Something is wrong with me, I thought. I had read stories of great evangelists and missionaries who brought many people to God. They seemed so fruitful and fulfilled. I knew of many modern evangelists who were bringing large numbers of people to the Lord. That, too, troubled me. “Maybe there’s something impure in my life that keeps God from using me. I’m dedicated to winning people for Christ. Why isn’t it working?”
It wasn’t until I became exhausted from trying to be a self-made evangelist that I came to realize that God’s purpose was something far greater than merely winning souls for Christ. It may seem like a petty distinction to say that there’s a difference between evangelism and glorifying God. But it’s not. The difference is one of purpose and goals.
Purpose, as I am using it, is the underlying motive and reason for what you do. Goals, however grand they may be, are simply the means by which a greater purpose is accomplished.

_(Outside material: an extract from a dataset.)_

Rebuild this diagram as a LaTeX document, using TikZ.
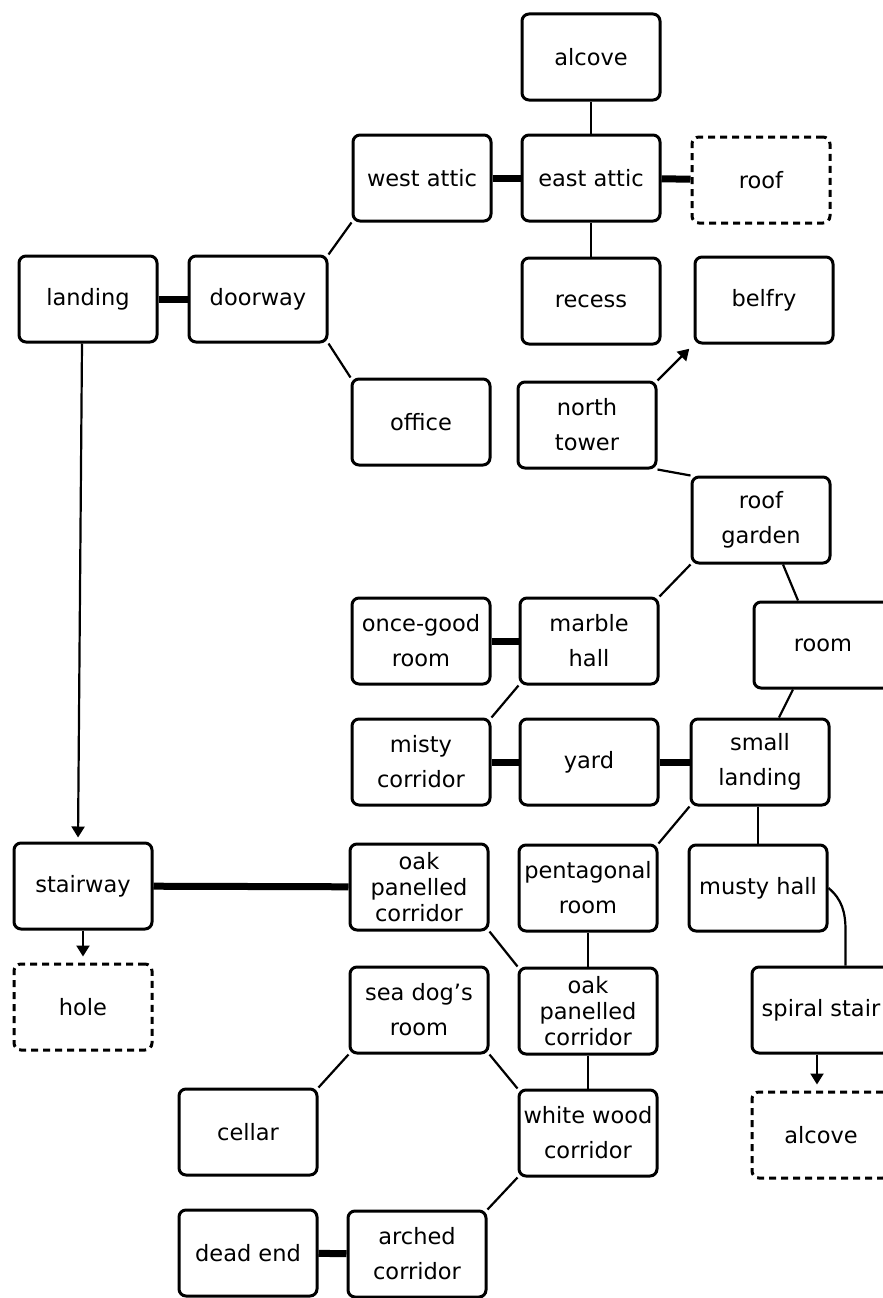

Worldwide evangelism is an important goal; it’s one means by which God’s purpose is carried out. But long before we can dedicate ourselves to evangelism, we must come to understand our purpose for existing. We are to bring glory to God. Without this as our heartfelt purpose in life, we will become job-oriented or task-oriented Christians. We’ll devotedly pursue some important goal or worthy cause without ever really understanding why we think they’re so important.
For Reflection and Discussion
- Describe episodes from your life of unusually intense spiritual hunger. What came about as a result of this hunger?
- According to the author, our purpose for living is “to bring pleasure to God, to glorify him and enjoy fellowship with him forever.” What does this mean to you?
- The author says that without this high purpose “as our heartfelt purpose in life, we will become job-oriented or task-oriented Christians.” In what ways do you tend to become job- or task-oriented as a Christian? Why is this not desirable?